----- SOURCE EXCERPT -----

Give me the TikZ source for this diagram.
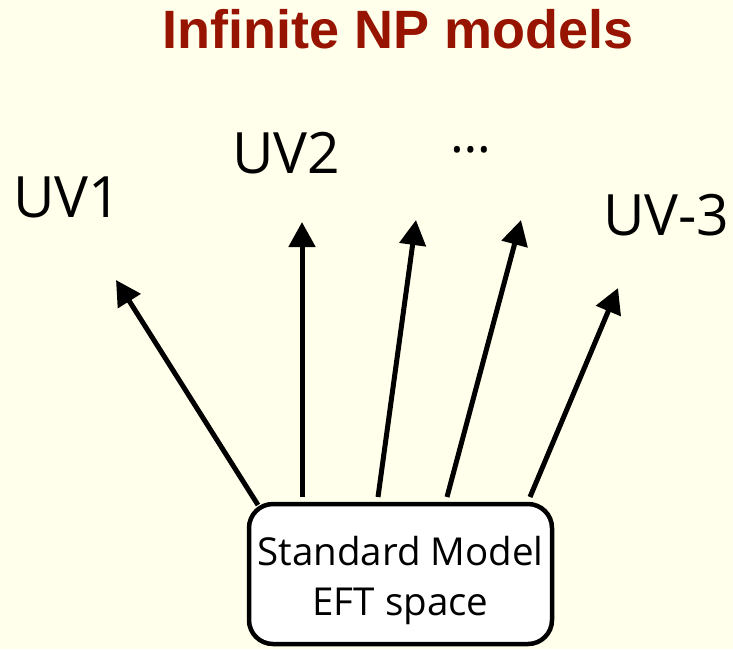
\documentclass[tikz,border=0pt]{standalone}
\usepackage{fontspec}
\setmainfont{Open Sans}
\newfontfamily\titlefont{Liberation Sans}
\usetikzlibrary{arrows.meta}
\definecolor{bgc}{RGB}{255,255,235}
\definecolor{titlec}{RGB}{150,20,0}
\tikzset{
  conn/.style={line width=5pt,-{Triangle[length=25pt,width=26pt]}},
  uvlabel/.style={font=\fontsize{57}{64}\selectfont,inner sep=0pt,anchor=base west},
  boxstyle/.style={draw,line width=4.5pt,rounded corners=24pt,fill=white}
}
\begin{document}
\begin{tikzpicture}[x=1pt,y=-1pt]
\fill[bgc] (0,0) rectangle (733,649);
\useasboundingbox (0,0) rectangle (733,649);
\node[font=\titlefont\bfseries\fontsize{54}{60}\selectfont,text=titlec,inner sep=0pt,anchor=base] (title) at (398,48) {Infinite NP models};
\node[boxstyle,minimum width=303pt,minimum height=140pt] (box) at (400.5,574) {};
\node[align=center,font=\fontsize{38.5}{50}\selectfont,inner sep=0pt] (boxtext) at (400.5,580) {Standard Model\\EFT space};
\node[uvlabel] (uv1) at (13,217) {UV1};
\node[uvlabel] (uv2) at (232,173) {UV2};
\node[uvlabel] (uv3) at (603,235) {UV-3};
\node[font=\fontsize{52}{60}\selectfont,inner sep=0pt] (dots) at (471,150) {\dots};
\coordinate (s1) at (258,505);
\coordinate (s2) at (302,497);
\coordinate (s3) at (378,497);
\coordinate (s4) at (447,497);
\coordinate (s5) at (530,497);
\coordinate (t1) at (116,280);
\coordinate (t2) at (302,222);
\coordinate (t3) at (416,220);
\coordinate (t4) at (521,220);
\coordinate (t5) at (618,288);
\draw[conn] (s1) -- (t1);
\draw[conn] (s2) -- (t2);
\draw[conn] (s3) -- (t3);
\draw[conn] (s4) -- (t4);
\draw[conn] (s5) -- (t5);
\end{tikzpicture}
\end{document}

-----

PROBLEM STATEMENT – Transcribe the material exactly, and leave out whatever pictures it holds.

COMPLETE ANSWER –
Give me the TikZ source for this diagram.
\documentclass[tikz,border=0pt]{standalone}
\usepackage{fontspec}
\setmainfont{Open Sans}
\newfontfamily\titlefont{Liberation Sans}
\usetikzlibrary{arrows.meta}
\definecolor{bgc}{RGB}{255,255,235}
\definecolor{titlec}{RGB}{150,20,0}
\tikzset{
  conn/.style={line width=5pt,-{Triangle[length=25pt,width=26pt]}},
  uvlabel/.style={font=\fontsize{57}{64}\selectfont,inner sep=0pt,anchor=base west},
  boxstyle/.style={draw,line width=4.5pt,rounded corners=24pt,fill=white}
}
\begin{document}
\begin{tikzpicture}[x=1pt,y=-1pt]
\fill[bgc] (0,0) rectangle (733,649);
\useasboundingbox (0,0) rectangle (733,649);
\node[font=\titlefont\bfseries\fontsize{54}{60}\selectfont,text=titlec,inner sep=0pt,anchor=base] (title) at (398,48) {Infinite NP models};
\node[boxstyle,minimum width=303pt,minimum height=140pt] (box) at (400.5,574) {};
\node[align=center,font=\fontsize{38.5}{50}\selectfont,inner sep=0pt] (boxtext) at (400.5,580) {Standard Model\\EFT space};
\node[uvlabel] (uv1) at (13,217) {UV1};
\node[uvlabel] (uv2) at (232,173) {UV2};
\node[uvlabel] (uv3) at (603,235) {UV-3};
\node[font=\fontsize{52}{60}\selectfont,inner sep=0pt] (dots) at (471,150) {\dots};
\coordinate (s1) at (258,505);
\coordinate (s2) at (302,497);
\coordinate (s3) at (378,497);
\coordinate (s4) at (447,497);
\coordinate (s5) at (530,497);
\coordinate (t1) at (116,280);
\coordinate (t2) at (302,222);
\coordinate (t3) at (416,220);
\coordinate (t4) at (521,220);
\coordinate (t5) at (618,288);
\draw[conn] (s1) -- (t1);
\draw[conn] (s2) -- (t2);
\draw[conn] (s3) -- (t3);
\draw[conn] (s4) -- (t4);
\draw[conn] (s5) -- (t5);
\end{tikzpicture}
\end{document}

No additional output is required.